Po 750 latach jego duchowy syn o. Pio notował: „Przed zespoleniem się z Jezusem w Komunii czuję, jakby moje serce przyciągała jakaś wyższa siła. Odczuwam tak wielki głód, że jeszcze trochę, a skonałbym z bólu. Po przyjęciu Jezusa w Sakramencie ten głód i pragnienie powinny zostać zaspokojone, a tymczasem stają się one jeszcze dotkliwsze. Z chwilą, gdy znajdę się już w posiadaniu tego najwyższego dobra, doznaję tak wielkiej słodyczy, że z trudem powstrzymuję się od powiedzenia Jezusowi: dosyć, dłużej już nie mogę!”. Też mam ochotę wyszeptać: dosyć, dłużej już nie mogę! Ale moje intencje są inne niż świętego stygmatyka. – Rozproszenia to rzecz jak najbardziej normalna – uspokajają klaryski. – Nie trzeba z nimi za wszelką cenę walczyć. Lepiej je zaakceptować. Powiedzieć: Panie, zobacz, jaka jestem. Rozproszenia są częścią mojego życia, pokazują mi prawdę o mnie samej.
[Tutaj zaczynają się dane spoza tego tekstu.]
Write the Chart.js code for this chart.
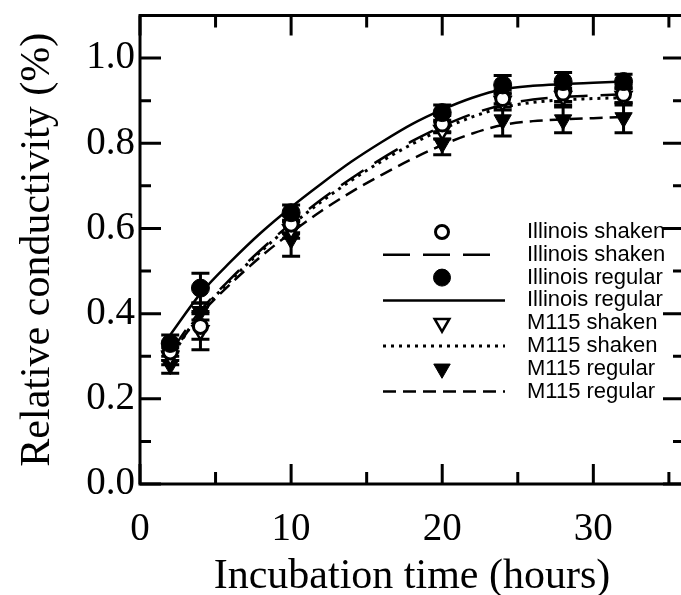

Wyrzuty sumienia pokazują niezabliźnione rany czy osoby, którym powinnam przebaczyć. Musimy dać sobie trochę czasu, by cały ten hałas opadł, uleciał. Pan jest ponad czasem. – Mistrz nowicjatu uczył nas: jeśli masz ochotę wyjść z kaplicy, pozostań w niej jeszcze przez pięć minut – dopowiada kapucyn o. Piotr Jordan Śliwiński, założyciel Szkoły dla spowiedników. No dobrze… Jeszcze pięć minut. Kolejne rozproszenie. Może już czas, by stając oko w oko z Tym, który przedstawia siebie „Jestem, który jestem” i powiedzieć szczerze: „Panie, jestem, jaki jestem”. Uspokajają mnie genialne w swej prostocie słowa mistrza benedyktyńskiego o. Johna Chapmana: „Jedyny sposób na modlitwę to modlitwa. A sposób na to, żeby modlić się dobrze, to modlić się dużo. Im mniej się modlimy, tym gorzej nam to idzie. Módl się, jak potrafisz i nie próbuj się modlić, jak nie potrafisz”. A swoją drogą: pierwsza bramka Milito była naprawdę znakomita.